I was doing the dishes using one of these sponges, as I always do:
You know the ones. Regular soft sponge on one side, rough scrubber on the other side.
My whole life, whenever I’ve used these things, I’ve exclusively used the scrubby side. Every. Single. Time. The soft sponge side was just there. I’d even thought to myself that I might as well just buy a scrubber, because the sponge is so useless, and wondered why anyone buys sponges anyway.
Then came my revelation.
I’d spilled some sauce on the stove. And I don’t know what made me do it—it must’ve been some type of divine revelation—but I actually used the sponge side to wipe it.
Needless to say, my mind was blown.
The point of a sponge is to soak things up! Obviously, right? Well, yeah. It seems obvious now. But a slightly-younger me would’ve used the scrubby side on autopilot thinking it was the only side with any utility, and then cursed myself for being so messy and yet so bad at cleaning, all the while holding the perfect tool to clean up the spill right in my hand.

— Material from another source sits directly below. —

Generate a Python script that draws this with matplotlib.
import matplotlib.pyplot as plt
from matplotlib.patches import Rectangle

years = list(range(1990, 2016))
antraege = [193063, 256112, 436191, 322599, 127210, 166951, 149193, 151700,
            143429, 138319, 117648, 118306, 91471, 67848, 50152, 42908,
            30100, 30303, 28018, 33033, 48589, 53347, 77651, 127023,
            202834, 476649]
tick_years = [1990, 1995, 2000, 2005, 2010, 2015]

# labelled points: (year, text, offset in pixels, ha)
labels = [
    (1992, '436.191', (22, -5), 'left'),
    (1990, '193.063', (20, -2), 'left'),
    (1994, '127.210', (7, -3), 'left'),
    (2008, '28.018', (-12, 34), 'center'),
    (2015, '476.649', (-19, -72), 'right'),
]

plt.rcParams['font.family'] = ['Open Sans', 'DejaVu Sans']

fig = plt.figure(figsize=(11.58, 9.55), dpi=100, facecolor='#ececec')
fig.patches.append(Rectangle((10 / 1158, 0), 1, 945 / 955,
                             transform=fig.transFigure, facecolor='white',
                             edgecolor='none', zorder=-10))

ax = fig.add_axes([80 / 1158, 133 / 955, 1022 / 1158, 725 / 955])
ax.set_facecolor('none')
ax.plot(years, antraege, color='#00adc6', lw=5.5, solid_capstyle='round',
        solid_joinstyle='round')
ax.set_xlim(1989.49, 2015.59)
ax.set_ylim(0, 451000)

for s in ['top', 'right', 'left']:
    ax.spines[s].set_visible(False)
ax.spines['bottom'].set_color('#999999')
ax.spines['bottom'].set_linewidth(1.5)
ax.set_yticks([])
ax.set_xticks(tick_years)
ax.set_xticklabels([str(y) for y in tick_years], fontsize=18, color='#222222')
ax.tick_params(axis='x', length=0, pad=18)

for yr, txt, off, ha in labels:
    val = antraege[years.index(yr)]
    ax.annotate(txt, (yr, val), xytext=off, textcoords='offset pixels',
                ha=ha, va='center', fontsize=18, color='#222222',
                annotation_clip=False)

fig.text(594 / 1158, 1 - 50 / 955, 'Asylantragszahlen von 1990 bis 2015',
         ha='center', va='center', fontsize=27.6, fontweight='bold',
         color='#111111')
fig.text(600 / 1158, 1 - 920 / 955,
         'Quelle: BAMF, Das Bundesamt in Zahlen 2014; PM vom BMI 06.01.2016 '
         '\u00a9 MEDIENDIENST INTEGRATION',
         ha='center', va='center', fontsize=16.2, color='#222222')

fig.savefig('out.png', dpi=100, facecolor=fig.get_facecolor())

In 2005, David Foster Wallace delivered a commencement speech for the graduating class of Kenyon College. The speech is brilliant. I suggest you listen to it in full.
He begins the speech with (to quote Wallace) a “didactic little parable-ish story,” which reminded me of my sponge situation.
There are these two young fish swimming along, and they happen to meet an older fish swimming the other way, who nods at them and says, “Morning, boys. How’s the water?” And the two young fish swim on for a bit, and then eventually one of them looks over at the other and goes, “What the hell is water?”
Brilliant, right?
It’s ironic, how blind we are to the things that are most obvious.
It makes sense. No one talks about them!
No one ever told me how to use a sponge, because my mom or grandma or whoever else might’ve told me probably assumed that I had to know already.
They say wisdom can’t be taught. Maybe wisdom is simply seeing what’s in front of you.